__DATASET EXTRACT__
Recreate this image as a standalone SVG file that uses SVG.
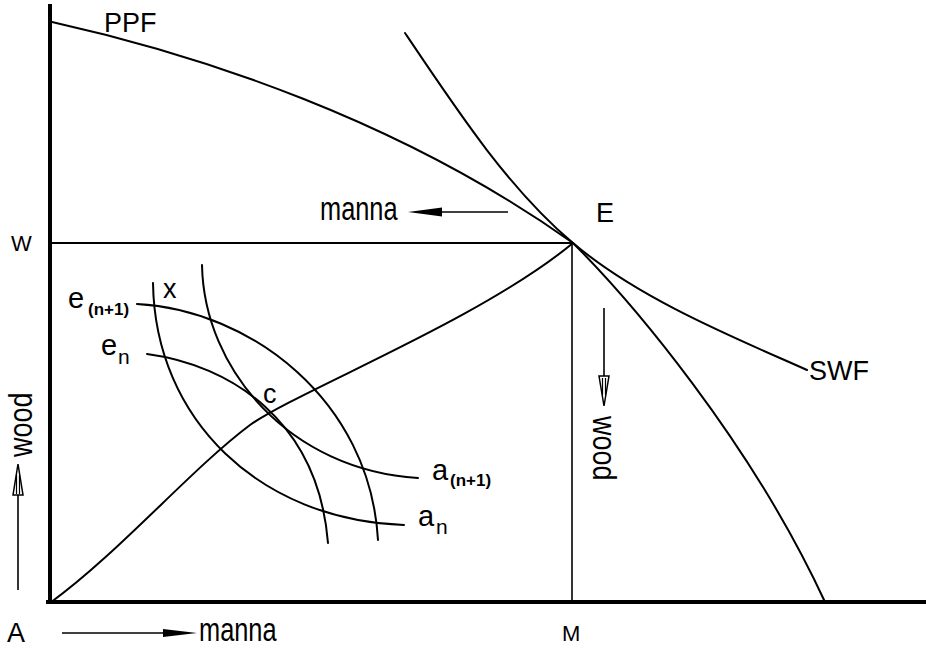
<svg xmlns="http://www.w3.org/2000/svg" width="926" height="648" viewBox="0 0 926 648">
<style>
.ax{stroke:#000;stroke-width:4;fill:none;stroke-linecap:square}
.ln{stroke:#000;stroke-width:2;fill:none;stroke-linecap:round}
.thin{stroke:#000;stroke-width:1.6;fill:none}
.t{font-family:"Liberation Sans",Arial,sans-serif;fill:#000}
.big{font-size:27px}
.sm{font-size:22px}
.subb{font-size:17px;font-weight:bold}
</style>
<rect width="926" height="648" fill="#fff"/>
<g id="axes">
<line class="ax" x1="50" y1="6" x2="50" y2="602"/>
<line class="ax" x1="48" y1="602" x2="926" y2="602"/>
</g>
<g id="connectors">
<line class="ln" x1="50" y1="243" x2="573" y2="243"/>
<line class="thin" x1="572" y1="243" x2="572" y2="600"/>
<path id="ppf-curve" class="ln" d="M52,22 C200,55 400,120 573,243 C630,300 750,440 825,602"/>
<path id="swf-curve" class="ln" d="M405,33 C460,115 510,190 573,243 C640,300 740,340 807,370"/>
<path id="path-AE" class="ln" d="M50,603 C120,552 190,470 250,425 C300,390 480,320 573,243"/>
<path id="an-curve" class="ln" d="M153,283 C155,420 260,520 404,525"/>
<path id="an1-curve" class="ln" d="M202,265 C204,370 290,470 418,478"/>
<path id="en1-curve" class="ln" d="M137,304 C250,310 370,400 378,540"/>
<path id="en-curve" class="ln" d="M147,354 C230,365 318,420 328,543"/>
<line class="thin" x1="442" y1="212" x2="508" y2="212"/>
<polygon points="408,212 442,207.5 442,216.5" fill="#000"/>
<line class="thin" x1="62" y1="633" x2="165" y2="633"/>
<polygon points="197,633 163,629 163,637" fill="#000"/>
<line class="thin" x1="18" y1="590" x2="18" y2="495"/>
<polygon points="18,464 13,495 23,495" fill="#fff" stroke="#000" stroke-width="1.5"/>
<line x1="16.5" y1="475" x2="16.5" y2="494" stroke="#000" stroke-width="1.2"/>
<line x1="19.5" y1="475" x2="19.5" y2="494" stroke="#000" stroke-width="1.2"/>
<line class="thin" x1="604" y1="308" x2="604" y2="376"/>
<polygon points="604,406 599,376 609,376" fill="#fff" stroke="#000" stroke-width="1.5"/>
<line x1="602.5" y1="378" x2="602.5" y2="395" stroke="#000" stroke-width="1.2"/>
<line x1="605.5" y1="378" x2="605.5" y2="395" stroke="#000" stroke-width="1.2"/>
</g>
<g id="label-PPF"><text class="t big" x="104" y="32">PPF</text></g>
<g id="label-SWF"><text class="t big" x="809" y="380">SWF</text></g>
<g id="label-E"><text class="t big" x="596" y="222">E</text></g>
<g id="label-W"><text class="t sm" x="11" y="251">W</text></g>
<g id="label-M"><text class="t sm" x="562" y="641">M</text></g>
<g id="label-A"><text class="t big" x="7" y="642">A</text></g>
<g id="label-manna-top"><text class="t big" transform="translate(320,220) scale(0.94,1.2)">manna</text></g>
<g id="label-manna-bottom"><text class="t big" transform="translate(199,641) scale(0.94,1.2)">manna</text></g>
<g id="label-wood-left"><text class="t big" transform="translate(32,457) rotate(-90) scale(1,1.2)">wood</text></g>
<g id="label-wood-right"><text class="t big" transform="translate(593,416) rotate(90) scale(1,1.2)">wood</text></g>
<g id="label-x"><text class="t big" x="163" y="298">x</text></g>
<g id="label-c"><text class="t big" x="263" y="403">c</text></g>
<g id="label-en1"><text class="t" x="68" y="308"><tspan font-size="29">e</tspan><tspan class="subb" x="88" y="315">(n+1)</tspan></text></g>
<g id="label-en"><text class="t" x="101" y="355"><tspan font-size="29">e</tspan><tspan font-size="21" x="118" y="364">n</tspan></text></g>
<g id="label-an1"><text class="t" x="432" y="480"><tspan font-size="29">a</tspan><tspan class="subb" x="450" y="486">(n+1)</tspan></text></g>
<g id="label-an"><text class="t" x="418" y="526"><tspan font-size="29">a</tspan><tspan font-size="21" x="436" y="534">n</tspan></text></g>
</svg>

__EXERCISE BRIEF__
Repeat the full listing above exactly, with no pictures in the copy.

__ANSWER BELOW__
Recreate this image as a standalone SVG file that uses SVG.
<svg xmlns="http://www.w3.org/2000/svg" width="926" height="648" viewBox="0 0 926 648">
<style>
.ax{stroke:#000;stroke-width:4;fill:none;stroke-linecap:square}
.ln{stroke:#000;stroke-width:2;fill:none;stroke-linecap:round}
.thin{stroke:#000;stroke-width:1.6;fill:none}
.t{font-family:"Liberation Sans",Arial,sans-serif;fill:#000}
.big{font-size:27px}
.sm{font-size:22px}
.subb{font-size:17px;font-weight:bold}
</style>
<rect width="926" height="648" fill="#fff"/>
<g id="axes">
<line class="ax" x1="50" y1="6" x2="50" y2="602"/>
<line class="ax" x1="48" y1="602" x2="926" y2="602"/>
</g>
<g id="connectors">
<line class="ln" x1="50" y1="243" x2="573" y2="243"/>
<line class="thin" x1="572" y1="243" x2="572" y2="600"/>
<path id="ppf-curve" class="ln" d="M52,22 C200,55 400,120 573,243 C630,300 750,440 825,602"/>
<path id="swf-curve" class="ln" d="M405,33 C460,115 510,190 573,243 C640,300 740,340 807,370"/>
<path id="path-AE" class="ln" d="M50,603 C120,552 190,470 250,425 C300,390 480,320 573,243"/>
<path id="an-curve" class="ln" d="M153,283 C155,420 260,520 404,525"/>
<path id="an1-curve" class="ln" d="M202,265 C204,370 290,470 418,478"/>
<path id="en1-curve" class="ln" d="M137,304 C250,310 370,400 378,540"/>
<path id="en-curve" class="ln" d="M147,354 C230,365 318,420 328,543"/>
<line class="thin" x1="442" y1="212" x2="508" y2="212"/>
<polygon points="408,212 442,207.5 442,216.5" fill="#000"/>
<line class="thin" x1="62" y1="633" x2="165" y2="633"/>
<polygon points="197,633 163,629 163,637" fill="#000"/>
<line class="thin" x1="18" y1="590" x2="18" y2="495"/>
<polygon points="18,464 13,495 23,495" fill="#fff" stroke="#000" stroke-width="1.5"/>
<line x1="16.5" y1="475" x2="16.5" y2="494" stroke="#000" stroke-width="1.2"/>
<line x1="19.5" y1="475" x2="19.5" y2="494" stroke="#000" stroke-width="1.2"/>
<line class="thin" x1="604" y1="308" x2="604" y2="376"/>
<polygon points="604,406 599,376 609,376" fill="#fff" stroke="#000" stroke-width="1.5"/>
<line x1="602.5" y1="378" x2="602.5" y2="395" stroke="#000" stroke-width="1.2"/>
<line x1="605.5" y1="378" x2="605.5" y2="395" stroke="#000" stroke-width="1.2"/>
</g>
<g id="label-PPF"><text class="t big" x="104" y="32">PPF</text></g>
<g id="label-SWF"><text class="t big" x="809" y="380">SWF</text></g>
<g id="label-E"><text class="t big" x="596" y="222">E</text></g>
<g id="label-W"><text class="t sm" x="11" y="251">W</text></g>
<g id="label-M"><text class="t sm" x="562" y="641">M</text></g>
<g id="label-A"><text class="t big" x="7" y="642">A</text></g>
<g id="label-manna-top"><text class="t big" transform="translate(320,220) scale(0.94,1.2)">manna</text></g>
<g id="label-manna-bottom"><text class="t big" transform="translate(199,641) scale(0.94,1.2)">manna</text></g>
<g id="label-wood-left"><text class="t big" transform="translate(32,457) rotate(-90) scale(1,1.2)">wood</text></g>
<g id="label-wood-right"><text class="t big" transform="translate(593,416) rotate(90) scale(1,1.2)">wood</text></g>
<g id="label-x"><text class="t big" x="163" y="298">x</text></g>
<g id="label-c"><text class="t big" x="263" y="403">c</text></g>
<g id="label-en1"><text class="t" x="68" y="308"><tspan font-size="29">e</tspan><tspan class="subb" x="88" y="315">(n+1)</tspan></text></g>
<g id="label-en"><text class="t" x="101" y="355"><tspan font-size="29">e</tspan><tspan font-size="21" x="118" y="364">n</tspan></text></g>
<g id="label-an1"><text class="t" x="432" y="480"><tspan font-size="29">a</tspan><tspan class="subb" x="450" y="486">(n+1)</tspan></text></g>
<g id="label-an"><text class="t" x="418" y="526"><tspan font-size="29">a</tspan><tspan font-size="21" x="436" y="534">n</tspan></text></g>
</svg>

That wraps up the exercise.